Ms Meloni is looking to get the EU to accelerate a migration deal with Tunisia worth €785million (£676million) that would help the country return migrants to their countries of origin and beef up its coastguard with new and better equipment.

The EU's latest pledge also comes days after France stepped up its border security and Germany had suspended a voluntary programme for the reallocation of migrants, complaining that Italy was not respecting the EU's rules on accepting returned migrants.

The German government later reinstated the programme after von der Leyen and European Council president Charles Michel intervened.

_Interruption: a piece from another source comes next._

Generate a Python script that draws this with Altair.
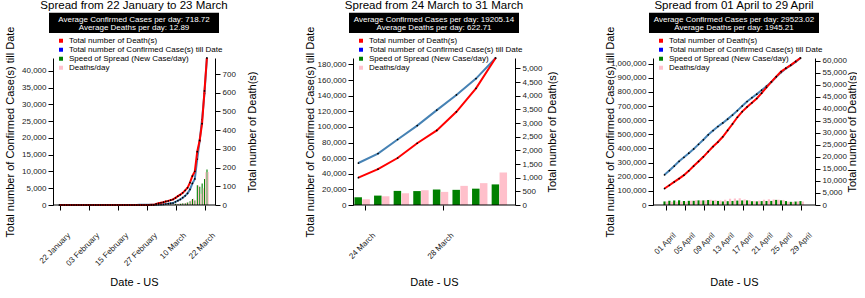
import altair as alt
import pandas as pd

FONT = "Liberation Sans"
W, H = 162, 147

SERIES = ["Total number of Death(s)", "Total number of Confirmed Case(s) till Date",
          "Speed of Spread (New Case/day)", "Deaths/day"]
SERIES_COLORS = ["red", "blue", "green", "pink"]

# ---------------- Panel 1: 22 January -> 23 March ----------------
p1_dates = pd.date_range("2020-01-22", "2020-03-23").strftime("%d %B").tolist()
p1_ticks = ["22 January", "03 February", "15 February", "27 February", "10 March", "22 March"]
p1_confirmed = [1, 1, 2, 2, 5, 5, 5, 5, 5, 7,
                8, 8, 11, 11, 11, 11, 11, 11, 11, 11, 12, 12, 13, 13, 13, 13, 13, 13, 13, 13,
                15, 15, 15, 51, 51, 57, 58, 60, 68,
                74, 98, 118, 149, 217, 262, 402, 518, 583, 959, 1281, 1663, 2179, 2727, 3499,
                4632, 6421, 7786, 13680, 19101, 25493, 33276, 43847]
p1_new = [1, 0, 1, 0, 3, 0, 0, 0, 0, 2,
          1, 0, 3, 0, 0, 0, 0, 0, 0, 0, 1, 0, 1, 0, 0, 0, 0, 0, 0, 0,
          2, 0, 0, 36, 0, 6, 1, 2, 8,
          6, 24, 20, 31, 68, 45, 140, 116, 65, 376, 322, 382, 516, 548, 772,
          1133, 1789, 1365, 5894, 5421, 6392, 7783, 10571]
p1_deaths = [0, 0, 0, 0, 0, 0, 0, 0, 0, 0,
             0, 0, 0, 0, 0, 0, 0, 0, 0, 0, 0, 0, 0, 0, 0, 0, 0, 0, 0, 0,
             0, 0, 0, 0, 0, 0, 0, 0, 1,
             1, 6, 9, 12, 15, 19, 22, 26, 30, 38, 47, 55, 65, 78, 92,
             120, 155, 180, 285, 345, 435, 610, 786]
p1_deaths_day = [0, 0, 0, 0, 0, 0, 0, 0, 0, 0,
                 0, 0, 0, 0, 0, 0, 0, 0, 0, 0, 0, 0, 0, 0, 0, 0, 0, 0, 0, 0,
                 0, 0, 0, 0, 0, 0, 0, 0, 1,
                 0, 5, 3, 3, 3, 4, 3, 4, 4, 8, 9, 8, 10, 13, 14,
                 28, 35, 25, 105, 60, 90, 175, 176]
p1_conf_ticks = [0, 5000, 10000, 15000, 20000, 25000, 30000, 35000, 40000]
p1_death_ticks = [0, 100, 200, 300, 400, 500, 600, 700]

# ---------------- Panel 2: 24 March -> 31 March ----------------
p2_dates = pd.date_range("2020-03-24", "2020-03-31").strftime("%d %B").tolist()
p2_ticks = ["24 March", "28 March"]
p2_confirmed = [53740, 65778, 83836, 101657, 121478, 140886, 161807, 188172]
p2_new = [9893, 12038, 18058, 17821, 19821, 19408, 20921, 26365]
p2_deaths = [1000, 1310, 1720, 2260, 2730, 3410, 4270, 5380]
p2_deaths_day = [210, 320, 430, 540, 480, 700, 800, 1190]
p2_conf_ticks = [0, 20000, 40000, 60000, 80000, 100000, 120000, 140000, 160000, 180000]
p2_death_ticks = [0, 500, 1000, 1500, 2000, 2500, 3000, 3500, 4000, 4500, 5000]

# ---------------- Panel 3: 01 April -> 29 April ----------------
p3_dates = pd.date_range("2020-04-01", "2020-04-29").strftime("%d %B").tolist()
p3_ticks = ["01 April", "05 April", "09 April", "13 April", "17 April", "21 April", "25 April", "29 April"]
p3_confirmed = [213372, 243453, 275586, 308850, 337072, 366667, 396223, 429052, 461437, 496535,
                526396, 555313, 580619, 607670, 636350, 667592, 699706, 732197, 758809, 784326,
                811865, 840351, 869170, 905358, 938154, 965785, 988197, 1012582, 1039909]
p3_new = [25200, 30081, 32133, 33264, 28222, 29595, 29556, 32829, 32385, 35098,
          29861, 28917, 25306, 27051, 28680, 31242, 32114, 32491, 26612, 25517,
          27539, 28486, 28819, 36188, 32796, 27631, 22412, 24385, 27327]
p3_deaths = [6850, 8200, 9600, 11000, 12400, 14200, 16200, 18100, 20040, 22200,
             24300, 26200, 28390, 31000, 33700, 36500, 38830, 40800, 42500, 44300,
             46510, 48900, 51200, 53400, 55500, 56900, 58200, 59700, 61150]
p3_deaths_day = [1470, 1350, 1400, 1400, 1400, 1800, 2000, 1900, 1940, 2160,
                 2100, 1900, 2190, 2610, 2700, 2800, 2330, 1970, 1700, 1800,
                 2210, 2390, 2300, 2200, 2100, 1400, 1300, 1500, 1450]
p3_conf_ticks = [0, 100000, 200000, 300000, 400000, 500000, 600000, 700000, 800000, 900000, 1000000]
p3_death_ticks = [0, 5000, 10000, 15000, 20000, 25000, 30000, 35000, 40000, 45000, 50000, 55000, 60000]


def panel(dates, ticks, confirmed, new, deaths, deaths_day, conf_ticks, death_ticks,
          title, avg1, avg2, x_range, bar_w, green_off, pink_off, line_off):
    df = pd.DataFrame({"date": dates, "confirmed": confirmed, "new": new,
                       "deaths": deaths, "deaths_day": deaths_day})
    x = alt.X("date:O", sort=dates,
              scale=alt.Scale(type="band", paddingInner=0, paddingOuter=0, range=x_range),
              axis=alt.Axis(values=ticks, labelAngle=315, labelAlign="right", labelBaseline="middle",
                            labelPadding=24, labelOffset=9, labelFontSize=8, labelOverlap=False,
                            bandPosition=0.5, tickSize=5, domain=False,
                            title="Date - US", titleFontSize=11, titleFontWeight="normal",
                            titleX=W / 2, titleY=77, titleBaseline="middle", titleAlign="center"))
    base = alt.Chart(df).encode(x=x)

    lscale = alt.Scale(domain=[0, max(confirmed)], nice=False)
    laxis = alt.Axis(orient="left", values=conf_ticks, format=",d", labelFontSize=8, tickSize=5,
                     labelPadding=2, grid=False,
                     title="Total number of Confirmed Case(s) till Date", titleFontSize=11,
                     titleFontWeight="normal", titleX=-43, titleY=H / 2, titleAngle=270,
                     titleBaseline="middle", titleAlign="center")
    rscale = alt.Scale(domain=[0, max(deaths)], nice=False)
    raxis = alt.Axis(orient="right", values=death_ticks, format=",d", labelFontSize=8, tickSize=5,
                     labelPadding=2, grid=False,
                     title="Total number of Death(s)", titleFontSize=11,
                     titleFontWeight="normal", titleX=37, titleY=H / 2, titleAngle=270,
                     titleBaseline="middle", titleAlign="center")

    left = alt.layer(
        base.mark_bar(color="green", width=bar_w, xOffset=green_off).encode(
            y=alt.Y("new:Q", scale=lscale, axis=laxis)),
        base.mark_line(color="steelblue", strokeWidth=2, xOffset=line_off).encode(
            y=alt.Y("confirmed:Q", scale=lscale, axis=laxis)),
        base.mark_circle(color="black", size=3, opacity=1, xOffset=line_off).encode(
            y=alt.Y("confirmed:Q", scale=lscale, axis=laxis)),
    )
    right = alt.layer(
        base.mark_bar(color="pink", width=bar_w, xOffset=pink_off).encode(
            y=alt.Y("deaths_day:Q", scale=rscale, axis=raxis)),
        base.mark_line(color="red", strokeWidth=2, xOffset=line_off).encode(
            y=alt.Y("deaths:Q", scale=rscale, axis=raxis)),
        base.mark_circle(color="black", size=3, opacity=1, xOffset=line_off).encode(
            y=alt.Y("deaths:Q", scale=rscale, axis=raxis)),
    )

    baseline = alt.Chart(pd.DataFrame({"t": [title]})).mark_rule(color="black", strokeWidth=1).encode(
        x=alt.value(0), x2=alt.value(W), y=alt.value(H))
    title_mark = alt.Chart(pd.DataFrame({"t": [title]})).mark_text(
        fontSize=11.5, font=FONT, color="black", baseline="middle", align="center").encode(
        text="t:N", x=alt.value(W / 2), y=alt.value(-52))
    box = alt.Chart(pd.DataFrame({"t": [title]})).mark_rect(color="black").encode(
        x=alt.value(-4), x2=alt.value(W + 4), y=alt.value(-45.3), y2=alt.value(-25))
    stat1 = alt.Chart(pd.DataFrame({"t": [avg1]})).mark_text(
        fontSize=8, font=FONT, color="white", baseline="middle", align="center").encode(
        text="t:N", x=alt.value(W / 2), y=alt.value(-38.5))
    stat2 = alt.Chart(pd.DataFrame({"t": [avg2]})).mark_text(
        fontSize=8, font=FONT, color="white", baseline="middle", align="center").encode(
        text="t:N", x=alt.value(W / 2), y=alt.value(-30.5))
    legend = alt.Chart(pd.DataFrame({"series": SERIES})).mark_square(opacity=0, size=16).encode(
        color=alt.Color("series:N", scale=alt.Scale(domain=SERIES, range=SERIES_COLORS),
                        legend=alt.Legend(title=None, orient="none", legendX=4, legendY=-21,
                                          direction="vertical", symbolType="square", symbolSize=16,
                                          symbolOpacity=1, symbolStrokeWidth=0, labelFontSize=8,
                                          labelFont=FONT, labelLimit=300, padding=0, rowPadding=0,
                                          clipHeight=7.6, labelOffset=4)))

    return alt.layer(left, right, baseline, box, title_mark, stat1, stat2, legend).resolve_scale(
        y="independent").properties(width=W, height=H)


c1 = panel(p1_dates, p1_ticks, p1_confirmed, p1_new, p1_deaths, p1_deaths_day, p1_conf_ticks,
           p1_death_ticks, "Spread from 22 January to 23 March",
           "Average Confirmed Cases per day: 718.72", "Average Deaths per day: 12.89",
           [6.1, 155.9], 1.1, -0.7, 0.5, -0.8)
c2 = panel(p2_dates, p2_ticks, p2_confirmed, p2_new, p2_deaths, p2_deaths_day, p2_conf_ticks,
           p2_death_ticks, "Spread from 24 March to 31 March",
           "Average Confirmed Cases per day: 19205.14", "Average Deaths per day: 622.71",
           [2.6, 159.4], 7.5, -7.2, 0.7, -7.0)
c3 = panel(p3_dates, p3_ticks, p3_confirmed, p3_new, p3_deaths, p3_deaths_day, p3_conf_ticks,
           p3_death_ticks, "Spread from 01 April to 29 April",
           "Average Confirmed Cases per day: 29523.02", "Average Deaths per day: 1945.21",
           [10.6, 151.4], 2.2, -1.5, 0.9, -1.5)

chart = alt.hconcat(c1, c2, c3, spacing=138, bounds="flush").resolve_scale(
    x="independent", y="independent", color="independent").resolve_legend(
    color="independent").properties(
    padding={"left": 3, "top": 0, "right": 0, "bottom": 0}).configure(
    font=FONT).configure_axis(
    domainColor="black", tickColor="black", labelColor="#222", titleColor="black",
    labelFont=FONT, titleFont=FONT).configure_view(stroke=None)

chart.save("out.html", embed_options={"renderer": "svg", "actions": False})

European sentiment towards migrants has soured as data from Frontex revealed that the EU has faced a 96 per cent increase in irregular crossings via the central Mediterranean route to Italy this year.

Nearly 128,000 migrants have arrived in the EU via Italian soil this year so far, twice as many as last year.

Italy currently bears the brunt of the migration crisis. Half of all irregular border crossings into the EU picked up by Frontex were in Italy.

This month, EU officials said they expected more than a million asylum seekers would register claims this year alone.

In 2015, 1.2million asylum claims were lodged in the EU, which plunged the continent into crisis as more and more EU citizens were driven to hardline anti-immigration parties.

The 2015 migrant crisis also left hundreds of migrants dead as EU states were unable to cope with the massive influx of people, with many bodies being found frozen in refrigerated vans, in the wrecks of capsized boats, and washed up on beaches.  

That September, a shocking image of the body of Aylan Kurdi, a two-year-old Syrian refugee, washed up on a Turkish beach after a failed attempt to get to Greece brought a harsh spotlight on EU countries for not doing enough to prevent migrant deaths.

Despite this scrutiny, two weeks after the photo of Aylan was taken, Hungary put up a hard border with its neighbours Serbia and Croatia, with the aim of increasing border security and preventing irregular migrants from getting in.